— Begin DATA EXTRACT —
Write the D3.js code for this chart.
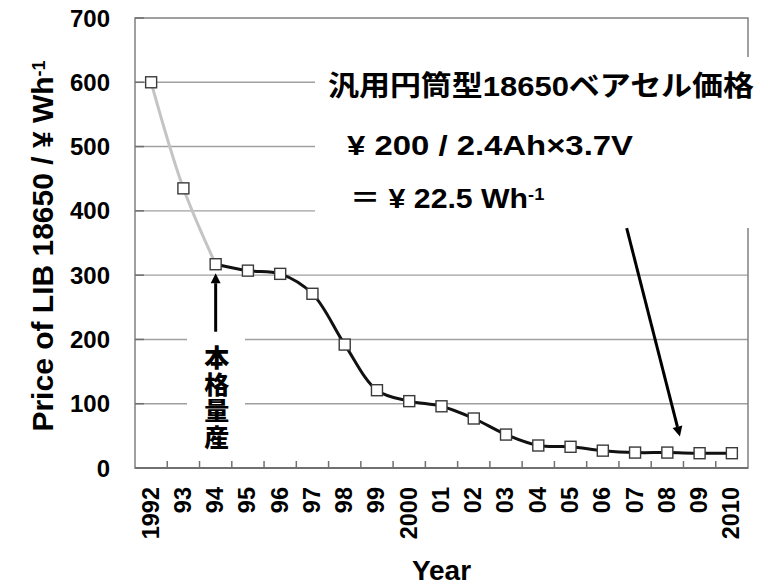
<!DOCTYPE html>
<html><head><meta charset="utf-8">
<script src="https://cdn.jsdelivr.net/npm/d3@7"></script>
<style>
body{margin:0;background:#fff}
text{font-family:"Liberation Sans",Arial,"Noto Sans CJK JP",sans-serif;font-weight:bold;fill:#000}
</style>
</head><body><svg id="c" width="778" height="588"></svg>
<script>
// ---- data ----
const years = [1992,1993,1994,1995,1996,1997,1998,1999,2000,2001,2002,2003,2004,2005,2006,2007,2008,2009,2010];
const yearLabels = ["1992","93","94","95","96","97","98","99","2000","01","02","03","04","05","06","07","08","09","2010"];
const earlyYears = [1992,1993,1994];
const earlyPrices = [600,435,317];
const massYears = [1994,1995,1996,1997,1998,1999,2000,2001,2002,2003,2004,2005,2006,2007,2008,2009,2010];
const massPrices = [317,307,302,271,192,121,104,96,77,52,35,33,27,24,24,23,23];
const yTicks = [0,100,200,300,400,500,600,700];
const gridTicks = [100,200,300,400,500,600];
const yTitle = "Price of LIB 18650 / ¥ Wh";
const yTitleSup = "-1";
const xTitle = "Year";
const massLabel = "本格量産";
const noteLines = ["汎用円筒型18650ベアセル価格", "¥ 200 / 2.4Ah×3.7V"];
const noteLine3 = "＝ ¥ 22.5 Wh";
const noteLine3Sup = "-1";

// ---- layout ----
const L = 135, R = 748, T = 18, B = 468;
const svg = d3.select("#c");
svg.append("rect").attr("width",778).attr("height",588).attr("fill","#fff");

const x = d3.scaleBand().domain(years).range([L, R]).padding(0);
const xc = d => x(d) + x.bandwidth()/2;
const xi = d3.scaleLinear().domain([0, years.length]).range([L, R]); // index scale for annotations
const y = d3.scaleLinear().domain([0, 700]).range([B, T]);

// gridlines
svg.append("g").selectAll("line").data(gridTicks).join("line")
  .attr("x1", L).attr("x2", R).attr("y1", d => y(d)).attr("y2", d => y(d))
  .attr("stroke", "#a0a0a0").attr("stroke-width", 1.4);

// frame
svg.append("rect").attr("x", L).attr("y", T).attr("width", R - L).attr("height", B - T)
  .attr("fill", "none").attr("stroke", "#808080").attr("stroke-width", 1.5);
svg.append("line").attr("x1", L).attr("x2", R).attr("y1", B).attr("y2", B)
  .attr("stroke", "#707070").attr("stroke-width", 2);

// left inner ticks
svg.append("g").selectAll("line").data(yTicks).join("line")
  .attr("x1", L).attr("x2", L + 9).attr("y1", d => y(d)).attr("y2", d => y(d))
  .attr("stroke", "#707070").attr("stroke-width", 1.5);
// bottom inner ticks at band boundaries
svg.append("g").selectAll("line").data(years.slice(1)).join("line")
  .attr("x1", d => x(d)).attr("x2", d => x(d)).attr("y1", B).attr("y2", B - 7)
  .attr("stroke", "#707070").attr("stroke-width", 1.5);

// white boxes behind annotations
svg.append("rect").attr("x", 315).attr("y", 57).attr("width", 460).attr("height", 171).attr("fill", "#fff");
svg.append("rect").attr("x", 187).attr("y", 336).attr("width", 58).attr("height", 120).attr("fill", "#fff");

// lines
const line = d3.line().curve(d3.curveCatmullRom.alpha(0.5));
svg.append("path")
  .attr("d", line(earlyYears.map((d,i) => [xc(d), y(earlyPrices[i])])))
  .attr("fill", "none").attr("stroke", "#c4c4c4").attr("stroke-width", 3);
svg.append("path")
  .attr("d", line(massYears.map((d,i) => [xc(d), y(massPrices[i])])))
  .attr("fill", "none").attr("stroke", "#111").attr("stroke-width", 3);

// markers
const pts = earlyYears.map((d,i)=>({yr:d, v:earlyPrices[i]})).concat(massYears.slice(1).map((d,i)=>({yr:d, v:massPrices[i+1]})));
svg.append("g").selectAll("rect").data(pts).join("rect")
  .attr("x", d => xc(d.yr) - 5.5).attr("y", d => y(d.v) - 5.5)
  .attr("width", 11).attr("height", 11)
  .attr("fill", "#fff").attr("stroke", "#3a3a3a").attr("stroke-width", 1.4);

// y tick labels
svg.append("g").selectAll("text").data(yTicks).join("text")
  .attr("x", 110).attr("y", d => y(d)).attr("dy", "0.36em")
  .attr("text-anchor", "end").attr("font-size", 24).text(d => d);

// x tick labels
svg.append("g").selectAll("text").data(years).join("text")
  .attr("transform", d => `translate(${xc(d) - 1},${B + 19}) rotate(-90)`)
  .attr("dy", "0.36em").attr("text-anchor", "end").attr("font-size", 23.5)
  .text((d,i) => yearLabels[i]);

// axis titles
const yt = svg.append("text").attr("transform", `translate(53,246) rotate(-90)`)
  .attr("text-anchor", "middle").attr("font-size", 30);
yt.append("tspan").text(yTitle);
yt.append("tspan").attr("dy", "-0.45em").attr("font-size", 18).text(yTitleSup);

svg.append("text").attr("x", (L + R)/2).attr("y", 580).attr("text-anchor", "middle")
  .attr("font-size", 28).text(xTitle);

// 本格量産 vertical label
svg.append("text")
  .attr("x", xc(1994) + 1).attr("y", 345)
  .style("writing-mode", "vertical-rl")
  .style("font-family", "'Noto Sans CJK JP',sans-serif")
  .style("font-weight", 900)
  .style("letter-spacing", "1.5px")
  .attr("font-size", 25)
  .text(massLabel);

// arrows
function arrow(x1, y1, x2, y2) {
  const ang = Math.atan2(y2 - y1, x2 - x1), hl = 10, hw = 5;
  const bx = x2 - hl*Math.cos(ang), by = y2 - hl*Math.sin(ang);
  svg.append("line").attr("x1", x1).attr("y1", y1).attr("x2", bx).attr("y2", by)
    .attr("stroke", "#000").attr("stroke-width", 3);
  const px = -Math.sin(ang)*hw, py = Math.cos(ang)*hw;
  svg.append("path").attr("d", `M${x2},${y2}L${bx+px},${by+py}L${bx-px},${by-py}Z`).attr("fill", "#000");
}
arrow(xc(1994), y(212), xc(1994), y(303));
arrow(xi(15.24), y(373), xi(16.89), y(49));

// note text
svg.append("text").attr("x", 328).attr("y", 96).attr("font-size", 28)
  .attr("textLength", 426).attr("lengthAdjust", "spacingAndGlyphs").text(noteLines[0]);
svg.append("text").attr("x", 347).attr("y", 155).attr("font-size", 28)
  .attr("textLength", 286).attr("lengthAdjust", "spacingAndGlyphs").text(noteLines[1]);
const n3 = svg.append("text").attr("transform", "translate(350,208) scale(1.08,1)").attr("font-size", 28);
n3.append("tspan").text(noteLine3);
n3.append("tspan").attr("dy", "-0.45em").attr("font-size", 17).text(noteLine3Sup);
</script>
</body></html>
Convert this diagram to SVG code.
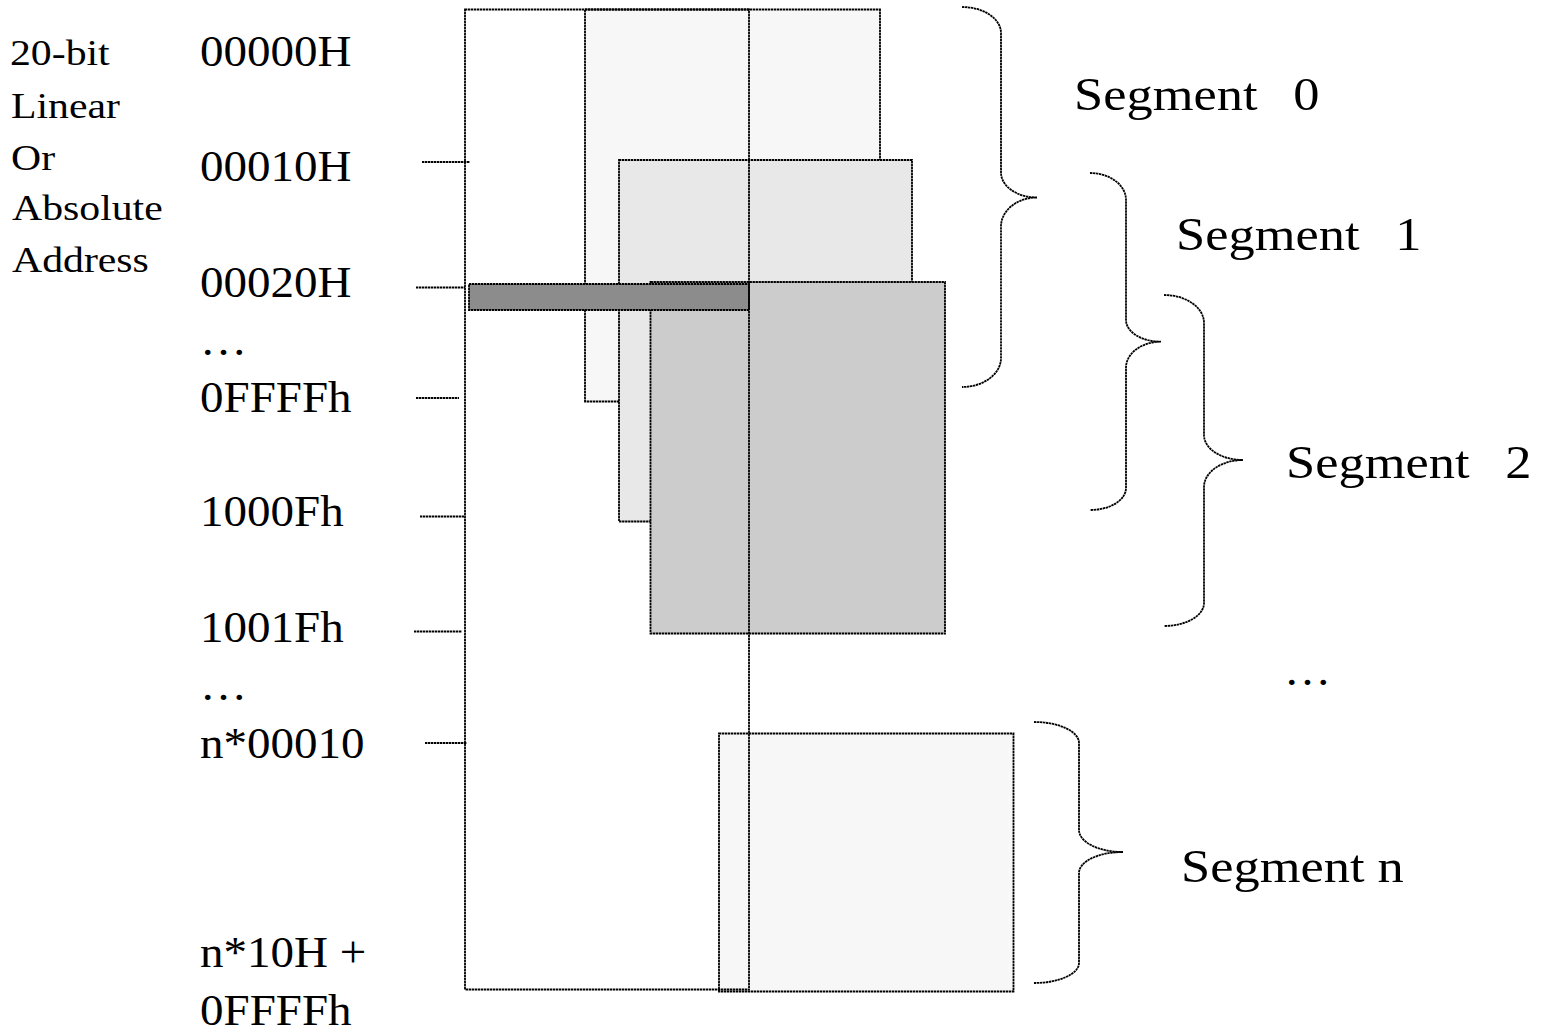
— End DATA EXTRACT —
WHAT THIS TASK INVOLVES ->
Keep the pictures out of the copy and write out the data exactly as it stands.

ANSWER TO THE TASK ->
Write the D3.js code for this chart.
<!DOCTYPE html>
<html><head><meta charset="utf-8">
<script src="https://cdn.jsdelivr.net/npm/d3@7"></script>
<style>
body{margin:0;background:#fff}
text{font-family:"Liberation Sans",Arial,"Noto Sans CJK JP",sans-serif;font-weight:bold;fill:#000}
</style>
</head><body><svg id="c" width="778" height="588"></svg>
<script>
// ---- data ----
const years = [1992,1993,1994,1995,1996,1997,1998,1999,2000,2001,2002,2003,2004,2005,2006,2007,2008,2009,2010];
const yearLabels = ["1992","93","94","95","96","97","98","99","2000","01","02","03","04","05","06","07","08","09","2010"];
const earlyYears = [1992,1993,1994];
const earlyPrices = [600,435,317];
const massYears = [1994,1995,1996,1997,1998,1999,2000,2001,2002,2003,2004,2005,2006,2007,2008,2009,2010];
const massPrices = [317,307,302,271,192,121,104,96,77,52,35,33,27,24,24,23,23];
const yTicks = [0,100,200,300,400,500,600,700];
const gridTicks = [100,200,300,400,500,600];
const yTitle = "Price of LIB 18650 / ¥ Wh";
const yTitleSup = "-1";
const xTitle = "Year";
const massLabel = "本格量産";
const noteLines = ["汎用円筒型18650ベアセル価格", "¥ 200 / 2.4Ah×3.7V"];
const noteLine3 = "＝ ¥ 22.5 Wh";
const noteLine3Sup = "-1";

// ---- layout ----
const L = 135, R = 748, T = 18, B = 468;
const svg = d3.select("#c");
svg.append("rect").attr("width",778).attr("height",588).attr("fill","#fff");

const x = d3.scaleBand().domain(years).range([L, R]).padding(0);
const xc = d => x(d) + x.bandwidth()/2;
const xi = d3.scaleLinear().domain([0, years.length]).range([L, R]); // index scale for annotations
const y = d3.scaleLinear().domain([0, 700]).range([B, T]);

// gridlines
svg.append("g").selectAll("line").data(gridTicks).join("line")
  .attr("x1", L).attr("x2", R).attr("y1", d => y(d)).attr("y2", d => y(d))
  .attr("stroke", "#a0a0a0").attr("stroke-width", 1.4);

// frame
svg.append("rect").attr("x", L).attr("y", T).attr("width", R - L).attr("height", B - T)
  .attr("fill", "none").attr("stroke", "#808080").attr("stroke-width", 1.5);
svg.append("line").attr("x1", L).attr("x2", R).attr("y1", B).attr("y2", B)
  .attr("stroke", "#707070").attr("stroke-width", 2);

// left inner ticks
svg.append("g").selectAll("line").data(yTicks).join("line")
  .attr("x1", L).attr("x2", L + 9).attr("y1", d => y(d)).attr("y2", d => y(d))
  .attr("stroke", "#707070").attr("stroke-width", 1.5);
// bottom inner ticks at band boundaries
svg.append("g").selectAll("line").data(years.slice(1)).join("line")
  .attr("x1", d => x(d)).attr("x2", d => x(d)).attr("y1", B).attr("y2", B - 7)
  .attr("stroke", "#707070").attr("stroke-width", 1.5);

// white boxes behind annotations
svg.append("rect").attr("x", 315).attr("y", 57).attr("width", 460).attr("height", 171).attr("fill", "#fff");
svg.append("rect").attr("x", 187).attr("y", 336).attr("width", 58).attr("height", 120).attr("fill", "#fff");

// lines
const line = d3.line().curve(d3.curveCatmullRom.alpha(0.5));
svg.append("path")
  .attr("d", line(earlyYears.map((d,i) => [xc(d), y(earlyPrices[i])])))
  .attr("fill", "none").attr("stroke", "#c4c4c4").attr("stroke-width", 3);
svg.append("path")
  .attr("d", line(massYears.map((d,i) => [xc(d), y(massPrices[i])])))
  .attr("fill", "none").attr("stroke", "#111").attr("stroke-width", 3);

// markers
const pts = earlyYears.map((d,i)=>({yr:d, v:earlyPrices[i]})).concat(massYears.slice(1).map((d,i)=>({yr:d, v:massPrices[i+1]})));
svg.append("g").selectAll("rect").data(pts).join("rect")
  .attr("x", d => xc(d.yr) - 5.5).attr("y", d => y(d.v) - 5.5)
  .attr("width", 11).attr("height", 11)
  .attr("fill", "#fff").attr("stroke", "#3a3a3a").attr("stroke-width", 1.4);

// y tick labels
svg.append("g").selectAll("text").data(yTicks).join("text")
  .attr("x", 110).attr("y", d => y(d)).attr("dy", "0.36em")
  .attr("text-anchor", "end").attr("font-size", 24).text(d => d);

// x tick labels
svg.append("g").selectAll("text").data(years).join("text")
  .attr("transform", d => `translate(${xc(d) - 1},${B + 19}) rotate(-90)`)
  .attr("dy", "0.36em").attr("text-anchor", "end").attr("font-size", 23.5)
  .text((d,i) => yearLabels[i]);

// axis titles
const yt = svg.append("text").attr("transform", `translate(53,246) rotate(-90)`)
  .attr("text-anchor", "middle").attr("font-size", 30);
yt.append("tspan").text(yTitle);
yt.append("tspan").attr("dy", "-0.45em").attr("font-size", 18).text(yTitleSup);

svg.append("text").attr("x", (L + R)/2).attr("y", 580).attr("text-anchor", "middle")
  .attr("font-size", 28).text(xTitle);

// 本格量産 vertical label
svg.append("text")
  .attr("x", xc(1994) + 1).attr("y", 345)
  .style("writing-mode", "vertical-rl")
  .style("font-family", "'Noto Sans CJK JP',sans-serif")
  .style("font-weight", 900)
  .style("letter-spacing", "1.5px")
  .attr("font-size", 25)
  .text(massLabel);

// arrows
function arrow(x1, y1, x2, y2) {
  const ang = Math.atan2(y2 - y1, x2 - x1), hl = 10, hw = 5;
  const bx = x2 - hl*Math.cos(ang), by = y2 - hl*Math.sin(ang);
  svg.append("line").attr("x1", x1).attr("y1", y1).attr("x2", bx).attr("y2", by)
    .attr("stroke", "#000").attr("stroke-width", 3);
  const px = -Math.sin(ang)*hw, py = Math.cos(ang)*hw;
  svg.append("path").attr("d", `M${x2},${y2}L${bx+px},${by+py}L${bx-px},${by-py}Z`).attr("fill", "#000");
}
arrow(xc(1994), y(212), xc(1994), y(303));
arrow(xi(15.24), y(373), xi(16.89), y(49));

// note text
svg.append("text").attr("x", 328).attr("y", 96).attr("font-size", 28)
  .attr("textLength", 426).attr("lengthAdjust", "spacingAndGlyphs").text(noteLines[0]);
svg.append("text").attr("x", 347).attr("y", 155).attr("font-size", 28)
  .attr("textLength", 286).attr("lengthAdjust", "spacingAndGlyphs").text(noteLines[1]);
const n3 = svg.append("text").attr("transform", "translate(350,208) scale(1.08,1)").attr("font-size", 28);
n3.append("tspan").text(noteLine3);
n3.append("tspan").attr("dy", "-0.45em").attr("font-size", 17).text(noteLine3Sup);
</script>
</body></html>
Convert this diagram to SVG code.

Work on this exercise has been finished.